Jahre später habe ich geglaubt, mit dem Wahlzettel etwas verändern zu können. Ich glaubte an die Aufrichtigkeit und Redlichkeit der Leute, die man da gewählt hatte, bis die ersten Wahlversprechen wieder einkassiert und die Wunschzettel der Lobbyisten dafür eingearbeitet wurden. Kein Wunder, wenn man sich einmal die Liste der Personen anschaut, die von der Politik in die (Auto-)Industrie gewechselt sind oder umgekehrt. Wie dem auch sei, inzwischen ist die Fassade nur noch eine Ruine. Seit ich selbst ein paarmal mit einem Bildbearbeitungsprogramm gearbeitet habe, weiß ich auch, nicht einmal dem, was Du an Bildern siehst, darfst du vertrauen.

Inzwischen glaube ich: Der Glaube an Moral und Ethik hat ausgedient. US-Präsident Donald Trump, jetzt etwa zwei Jahre im Amt, hat, wie eine Aufstellung der "Washington Post" Anfang des Jahres belegte, 7546 falsche oder irreführende Behauptungen aufgestellt. Berichte darüber werden als Fake News, gefälschte Nachrichten, tituliert. Konsequenzen hat das nicht. Immerhin, aus Kirchen , Vereinen oder anderen Organisationen, sogar aus der Ehe kann man austreten, wenn gelogen und betrogen wird und das Vertrauen schwindet. Versuchen Sie das mal mit der Staatsangehörigkeit.

Jetzt könnte man laut Skandal schreien, aber ein Skandal ist ja etwas außergewöhnliches, nicht alltägliches. Lügen und Betrügen ist offenbar zu rechtfertigen, wenn es einem selbst oder begünstigten Personen hilft. Sogar eine meiner bevorzugten Informationsquellen, den "Spiegel", hat es erwischt. Er ist einem Fälscher auf den Leim gegangen. Aber das ist dem "Stern" ja auch schon passiert. Aber dass sich nun neben Fake News auch Fake Science, also gefälschte Studien- und Forschungsergebnisse, verbreiten, erschüttert meinen Glauben nachhaltig. Da werden Dinge veröffentlicht und möglicherweise als Basis für weitere Forschung verwendet, die keiner externen Überprüfung standhalten würden. Es geht scheinbar überall nur noch um den eigenen Vorteil, Ruhm, Macht und Geld. Unwürdig und beschämend finde ich das. Skepsis und Misstrauen sind die Folge.

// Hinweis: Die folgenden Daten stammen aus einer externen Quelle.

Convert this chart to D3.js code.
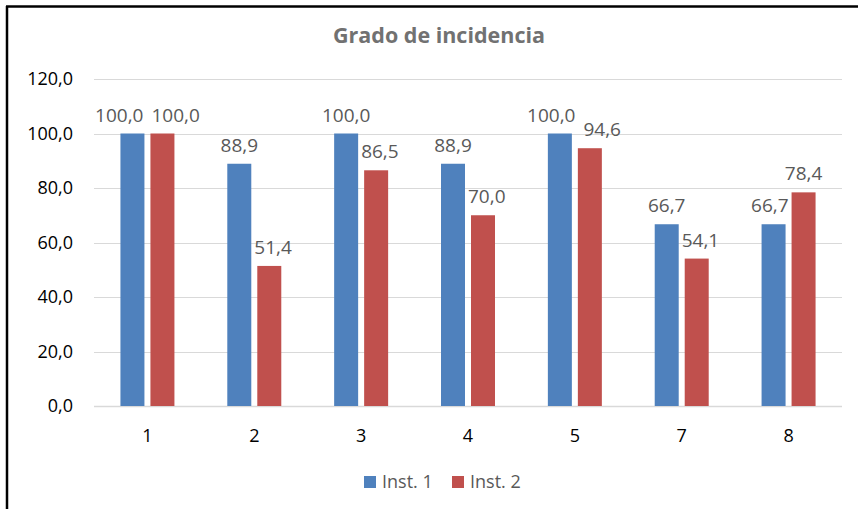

Manchmal wünsche ich mir den unbeschwerten kindlichen Glauben zurück. Der liebe Gott wird den Lumpen und Spitzbuben in unserer Gesellschaft schon die Rechnung präsentieren und am Ende siegen Aufrichtigkeit und Anstand.

Hier in Thailand, wo ich derzeit noch im Winterquartier bin, ist das etwas anders. Hier glauben die Buddhisten daran wiedergeboren zu werden. Jeder bestimmt durch sein Verhalten in der Gegenwart, wie gut es ihm im nächsten Leben geht. Wer also einigermaßen korrekt lebt, braucht den Tod nicht zu fürchten. Es wird wohl alles besser werden. Wie unerschütterlich dieser Glaube ist, wird jedem klar, der hier am Straßenverkehr teilnimmt. Und wenn unsereins abends unversehrt wieder auf der Terrasse sitzt und ein kühles Bier vor sich hat, kehrt der Glaube an die Schutzengel der Kindheit zurück.